PORV are also called pilot-operated safety valve (POSV), pilot-operated pressure relief valve (POPRV), or pilot-operated safety relief valve (POSRV), depending on the manufacturer and the application. Technically POPRV is the most generic term, but PORV is often used generically (as in this article) even though it should refer to valves in liquid service.
The pressure is supplied from the upstream side (the system being protected) to the dome often by a small pilot tube. The downstream side is the pipe or open air where the PORV directs its exhaust. The outlet pipe is typically larger than the inlet.
The upstream pressure tries to push the piston open but it is opposed by that same pressure because the pressure is routed around to the dome above the piston. The area of the piston on which fluid force is acting is larger in the dome than it is on the upstream side; the result is a larger force on the dome side than the upstream side. This produces a net sealing force.
The pressure from the pilot tube to the dome is routed through the actual control pilot valve. There are many designs but the control pilot is essentially a conventional PRV with the special job of controlling pressure to the main valve dome.
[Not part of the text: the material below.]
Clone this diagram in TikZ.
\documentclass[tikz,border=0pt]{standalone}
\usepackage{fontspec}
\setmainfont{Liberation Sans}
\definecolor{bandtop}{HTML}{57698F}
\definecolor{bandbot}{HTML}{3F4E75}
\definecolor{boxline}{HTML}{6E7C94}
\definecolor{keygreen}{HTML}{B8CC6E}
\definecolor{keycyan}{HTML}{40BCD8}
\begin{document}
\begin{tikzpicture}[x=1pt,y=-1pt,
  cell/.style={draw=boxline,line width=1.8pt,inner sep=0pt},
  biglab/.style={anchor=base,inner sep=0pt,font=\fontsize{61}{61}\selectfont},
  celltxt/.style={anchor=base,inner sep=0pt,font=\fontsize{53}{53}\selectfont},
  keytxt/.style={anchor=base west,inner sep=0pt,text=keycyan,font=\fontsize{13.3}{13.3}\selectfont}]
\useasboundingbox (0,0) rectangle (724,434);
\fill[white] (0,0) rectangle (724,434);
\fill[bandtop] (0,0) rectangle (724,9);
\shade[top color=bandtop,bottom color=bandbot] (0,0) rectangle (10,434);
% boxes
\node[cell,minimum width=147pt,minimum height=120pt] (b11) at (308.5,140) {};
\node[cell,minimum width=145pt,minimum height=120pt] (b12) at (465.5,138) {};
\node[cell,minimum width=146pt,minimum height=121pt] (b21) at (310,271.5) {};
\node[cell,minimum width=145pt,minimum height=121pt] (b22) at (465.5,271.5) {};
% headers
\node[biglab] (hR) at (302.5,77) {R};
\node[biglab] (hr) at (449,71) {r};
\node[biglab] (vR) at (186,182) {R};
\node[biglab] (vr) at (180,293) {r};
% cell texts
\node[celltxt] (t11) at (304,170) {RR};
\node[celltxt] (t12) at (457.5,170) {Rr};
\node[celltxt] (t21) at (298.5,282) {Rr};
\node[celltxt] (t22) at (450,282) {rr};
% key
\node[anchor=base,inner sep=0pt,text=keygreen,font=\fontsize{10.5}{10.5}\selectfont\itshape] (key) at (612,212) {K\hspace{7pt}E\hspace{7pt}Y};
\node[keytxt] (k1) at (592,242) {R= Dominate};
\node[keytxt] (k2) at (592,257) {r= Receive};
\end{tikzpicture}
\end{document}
The pressure at which the control pilot relieves at is the functional set pressure of the PORV. When the pilot valve reaches set pressure it opens and releases the pressure from the dome. The piston is then free to open and the main valve exhausts the system fluid. The control pilot opens either to the main valve exhaust pipe or to atmosphere.
- Snap acting
- At set pressure the valve snaps to full lift, it can be quite violent on large pipes with significant pressure. The pressure has to drop below the set pressure in order for the piston to reseat (see blowdown in relief valve article).
- The pilot is designed to open gradually, so that less of the system fluid is lost during each relief event. The piston lifts in proportion to the overpressure. Blowdown is typically short.
Comparison to non piloted pressure relief valves
- Smaller package on the larger pipe sizes.
- More options for control.
- Seals more tightly as the system pressure approaches but does not reach set pressure.
- Control pilot can be mounted remotely.
- Some designs allow for changes in orifice size within the main valve.
- can be used in engines
- More complex, resulting in various fail-open failure modes.
- More expensive at smaller sizes (starts to even out as pipe size increases).
- Small parts in pilot valve are sensitive to contaminant particles.